Records with drawing code:
|---|

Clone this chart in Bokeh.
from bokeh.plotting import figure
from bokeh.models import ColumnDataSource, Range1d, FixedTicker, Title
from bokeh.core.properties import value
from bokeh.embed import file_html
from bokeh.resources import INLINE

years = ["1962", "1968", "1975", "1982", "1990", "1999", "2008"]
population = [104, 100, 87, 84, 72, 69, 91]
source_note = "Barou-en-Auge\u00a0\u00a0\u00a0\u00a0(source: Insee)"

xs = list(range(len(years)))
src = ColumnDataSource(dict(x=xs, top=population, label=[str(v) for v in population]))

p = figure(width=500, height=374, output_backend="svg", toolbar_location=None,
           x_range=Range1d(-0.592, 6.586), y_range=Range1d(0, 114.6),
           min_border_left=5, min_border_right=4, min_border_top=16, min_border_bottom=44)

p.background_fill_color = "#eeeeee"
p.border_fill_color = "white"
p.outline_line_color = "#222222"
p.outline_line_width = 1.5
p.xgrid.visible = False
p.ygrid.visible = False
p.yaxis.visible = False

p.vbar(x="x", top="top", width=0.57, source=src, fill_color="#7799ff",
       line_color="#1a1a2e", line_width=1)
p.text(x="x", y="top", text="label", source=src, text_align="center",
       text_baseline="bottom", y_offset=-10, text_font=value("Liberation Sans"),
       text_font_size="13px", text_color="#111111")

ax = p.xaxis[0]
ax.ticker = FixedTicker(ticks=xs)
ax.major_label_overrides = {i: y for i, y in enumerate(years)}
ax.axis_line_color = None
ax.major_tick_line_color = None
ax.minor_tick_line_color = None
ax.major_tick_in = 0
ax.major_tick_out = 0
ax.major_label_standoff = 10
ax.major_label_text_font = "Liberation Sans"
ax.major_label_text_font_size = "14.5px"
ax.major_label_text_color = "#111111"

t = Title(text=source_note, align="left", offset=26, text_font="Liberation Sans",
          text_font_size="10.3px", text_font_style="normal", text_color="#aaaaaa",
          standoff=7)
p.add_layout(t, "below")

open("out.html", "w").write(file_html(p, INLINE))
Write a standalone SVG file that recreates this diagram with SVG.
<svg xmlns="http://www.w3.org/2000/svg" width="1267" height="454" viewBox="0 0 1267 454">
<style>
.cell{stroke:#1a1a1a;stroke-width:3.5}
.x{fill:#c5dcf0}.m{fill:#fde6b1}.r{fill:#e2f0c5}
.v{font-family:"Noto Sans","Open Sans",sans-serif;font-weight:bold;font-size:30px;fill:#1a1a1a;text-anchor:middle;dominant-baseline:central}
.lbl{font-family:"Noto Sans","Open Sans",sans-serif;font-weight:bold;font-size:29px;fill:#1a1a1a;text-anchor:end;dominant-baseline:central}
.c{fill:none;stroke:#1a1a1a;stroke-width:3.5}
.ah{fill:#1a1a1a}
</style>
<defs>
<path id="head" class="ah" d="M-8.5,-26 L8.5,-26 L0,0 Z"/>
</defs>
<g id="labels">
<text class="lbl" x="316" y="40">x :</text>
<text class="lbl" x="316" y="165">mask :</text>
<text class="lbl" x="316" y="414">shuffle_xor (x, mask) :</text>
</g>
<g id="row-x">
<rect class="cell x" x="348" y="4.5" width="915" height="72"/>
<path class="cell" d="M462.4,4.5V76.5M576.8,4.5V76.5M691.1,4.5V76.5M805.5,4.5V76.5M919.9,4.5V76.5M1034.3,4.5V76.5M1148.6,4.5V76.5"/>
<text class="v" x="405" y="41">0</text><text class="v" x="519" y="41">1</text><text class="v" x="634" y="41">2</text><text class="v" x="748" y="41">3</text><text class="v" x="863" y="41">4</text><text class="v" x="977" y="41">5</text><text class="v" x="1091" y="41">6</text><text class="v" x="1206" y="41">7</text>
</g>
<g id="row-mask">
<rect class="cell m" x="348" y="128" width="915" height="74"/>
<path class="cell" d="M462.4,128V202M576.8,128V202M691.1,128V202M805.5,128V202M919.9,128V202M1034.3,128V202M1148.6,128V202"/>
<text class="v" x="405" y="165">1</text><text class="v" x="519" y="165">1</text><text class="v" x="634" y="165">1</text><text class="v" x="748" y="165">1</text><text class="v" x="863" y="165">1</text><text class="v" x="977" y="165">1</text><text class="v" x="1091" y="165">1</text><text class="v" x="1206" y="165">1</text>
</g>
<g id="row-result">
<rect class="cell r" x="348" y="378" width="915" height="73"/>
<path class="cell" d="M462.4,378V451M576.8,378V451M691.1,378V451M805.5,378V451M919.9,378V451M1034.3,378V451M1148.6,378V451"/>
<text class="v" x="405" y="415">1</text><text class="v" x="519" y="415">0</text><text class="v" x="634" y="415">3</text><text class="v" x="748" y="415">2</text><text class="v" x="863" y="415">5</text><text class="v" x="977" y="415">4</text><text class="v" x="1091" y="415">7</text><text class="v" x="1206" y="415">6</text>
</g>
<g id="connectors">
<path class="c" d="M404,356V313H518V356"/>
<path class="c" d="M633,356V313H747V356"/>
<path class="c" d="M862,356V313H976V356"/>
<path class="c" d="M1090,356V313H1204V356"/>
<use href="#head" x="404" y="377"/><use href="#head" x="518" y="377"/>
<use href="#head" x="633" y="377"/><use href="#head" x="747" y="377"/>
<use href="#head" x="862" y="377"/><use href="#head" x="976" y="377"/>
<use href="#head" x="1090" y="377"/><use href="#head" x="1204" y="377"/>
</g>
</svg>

|---|

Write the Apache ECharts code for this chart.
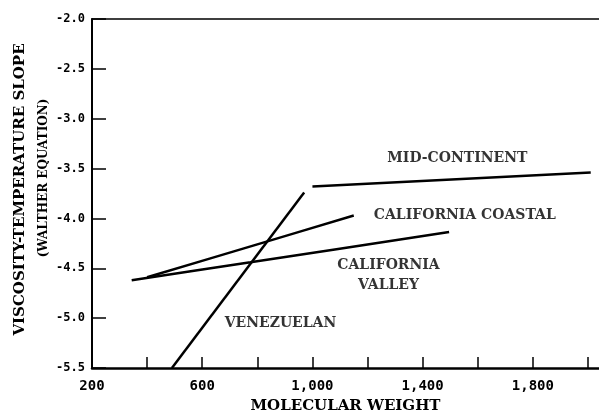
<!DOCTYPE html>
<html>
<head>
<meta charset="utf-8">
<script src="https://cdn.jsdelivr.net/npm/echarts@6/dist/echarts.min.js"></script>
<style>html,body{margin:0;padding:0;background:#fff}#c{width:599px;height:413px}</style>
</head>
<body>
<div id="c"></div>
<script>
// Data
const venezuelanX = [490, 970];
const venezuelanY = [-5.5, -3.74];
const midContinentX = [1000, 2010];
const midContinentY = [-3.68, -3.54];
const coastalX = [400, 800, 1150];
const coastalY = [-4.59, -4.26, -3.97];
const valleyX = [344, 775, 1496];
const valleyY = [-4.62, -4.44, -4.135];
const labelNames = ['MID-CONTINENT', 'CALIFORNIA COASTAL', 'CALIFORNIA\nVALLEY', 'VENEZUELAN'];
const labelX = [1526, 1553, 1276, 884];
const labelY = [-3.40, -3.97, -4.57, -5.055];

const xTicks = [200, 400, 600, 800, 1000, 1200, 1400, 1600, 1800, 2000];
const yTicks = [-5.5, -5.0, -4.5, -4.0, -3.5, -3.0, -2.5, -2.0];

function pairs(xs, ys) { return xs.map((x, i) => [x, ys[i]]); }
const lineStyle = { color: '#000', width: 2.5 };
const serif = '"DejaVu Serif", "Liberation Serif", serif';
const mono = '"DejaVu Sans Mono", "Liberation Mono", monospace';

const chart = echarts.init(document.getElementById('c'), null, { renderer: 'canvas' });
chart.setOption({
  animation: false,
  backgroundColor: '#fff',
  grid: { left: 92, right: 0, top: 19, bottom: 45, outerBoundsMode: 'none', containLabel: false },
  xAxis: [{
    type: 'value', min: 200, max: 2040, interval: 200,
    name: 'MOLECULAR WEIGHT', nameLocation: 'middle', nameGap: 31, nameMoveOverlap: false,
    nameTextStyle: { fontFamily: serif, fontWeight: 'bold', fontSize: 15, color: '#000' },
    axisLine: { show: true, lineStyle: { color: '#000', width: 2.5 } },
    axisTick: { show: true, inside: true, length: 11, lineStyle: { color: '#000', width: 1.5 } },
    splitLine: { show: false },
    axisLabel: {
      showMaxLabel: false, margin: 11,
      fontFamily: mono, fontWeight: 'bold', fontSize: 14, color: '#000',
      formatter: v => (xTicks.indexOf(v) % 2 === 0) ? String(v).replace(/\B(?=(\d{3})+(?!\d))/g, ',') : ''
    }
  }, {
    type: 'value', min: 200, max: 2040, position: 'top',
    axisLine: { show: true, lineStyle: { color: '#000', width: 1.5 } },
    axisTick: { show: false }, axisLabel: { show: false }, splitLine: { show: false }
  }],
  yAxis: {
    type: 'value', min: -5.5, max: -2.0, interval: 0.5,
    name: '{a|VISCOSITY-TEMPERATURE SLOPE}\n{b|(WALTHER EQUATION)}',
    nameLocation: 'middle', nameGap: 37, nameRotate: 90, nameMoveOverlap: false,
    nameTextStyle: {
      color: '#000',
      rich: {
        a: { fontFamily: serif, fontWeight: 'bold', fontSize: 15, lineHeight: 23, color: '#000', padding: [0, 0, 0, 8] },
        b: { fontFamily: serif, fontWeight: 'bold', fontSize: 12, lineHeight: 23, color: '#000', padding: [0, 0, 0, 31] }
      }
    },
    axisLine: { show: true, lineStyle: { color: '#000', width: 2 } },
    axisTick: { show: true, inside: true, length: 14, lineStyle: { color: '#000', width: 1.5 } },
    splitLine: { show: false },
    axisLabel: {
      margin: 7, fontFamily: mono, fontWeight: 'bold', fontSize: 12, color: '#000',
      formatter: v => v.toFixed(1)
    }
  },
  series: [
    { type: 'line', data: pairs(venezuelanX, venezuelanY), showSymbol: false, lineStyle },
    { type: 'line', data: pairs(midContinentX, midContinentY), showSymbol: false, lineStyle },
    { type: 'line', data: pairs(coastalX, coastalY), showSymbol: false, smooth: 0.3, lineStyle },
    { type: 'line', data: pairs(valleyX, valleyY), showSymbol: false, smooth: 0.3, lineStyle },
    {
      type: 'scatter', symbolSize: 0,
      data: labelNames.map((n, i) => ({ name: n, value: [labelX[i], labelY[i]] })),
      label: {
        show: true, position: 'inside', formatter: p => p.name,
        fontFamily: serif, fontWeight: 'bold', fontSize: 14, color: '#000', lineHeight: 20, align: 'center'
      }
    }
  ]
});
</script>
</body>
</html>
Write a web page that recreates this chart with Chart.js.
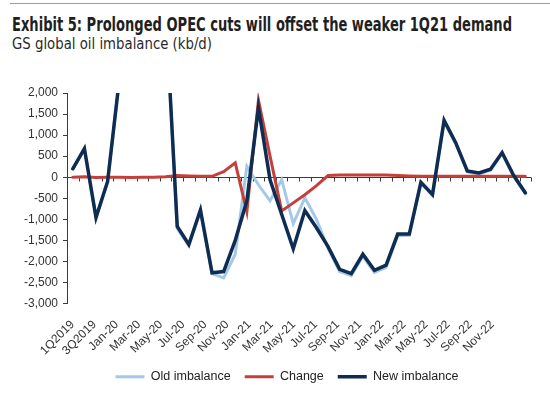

|---|

#### WHAT THE TASK REQUIRES
Repeat exactly the lines from the one containing "Clone this chart in Bokeh." to the one containing "p.yaxis.visible = False", both lines included, and nothing else.

#### FINISHED ANSWER
Clone this chart in Bokeh.
from bokeh.plotting import figure
from bokeh.models import ColumnDataSource, Range1d, FixedTicker, Title
from bokeh.core.properties import value
from bokeh.embed import file_html
from bokeh.resources import INLINE

years = ["1962", "1968", "1975", "1982", "1990", "1999", "2008"]
population = [104, 100, 87, 84, 72, 69, 91]
source_note = "Barou-en-Auge\u00a0\u00a0\u00a0\u00a0(source: Insee)"

xs = list(range(len(years)))
src = ColumnDataSource(dict(x=xs, top=population, label=[str(v) for v in population]))

p = figure(width=500, height=374, output_backend="svg", toolbar_location=None,
           x_range=Range1d(-0.592, 6.586), y_range=Range1d(0, 114.6),
           min_border_left=5, min_border_right=4, min_border_top=16, min_border_bottom=44)

p.background_fill_color = "#eeeeee"
p.border_fill_color = "white"
p.outline_line_color = "#222222"
p.outline_line_width = 1.5
p.xgrid.visible = False
p.ygrid.visible = False
p.yaxis.visible = False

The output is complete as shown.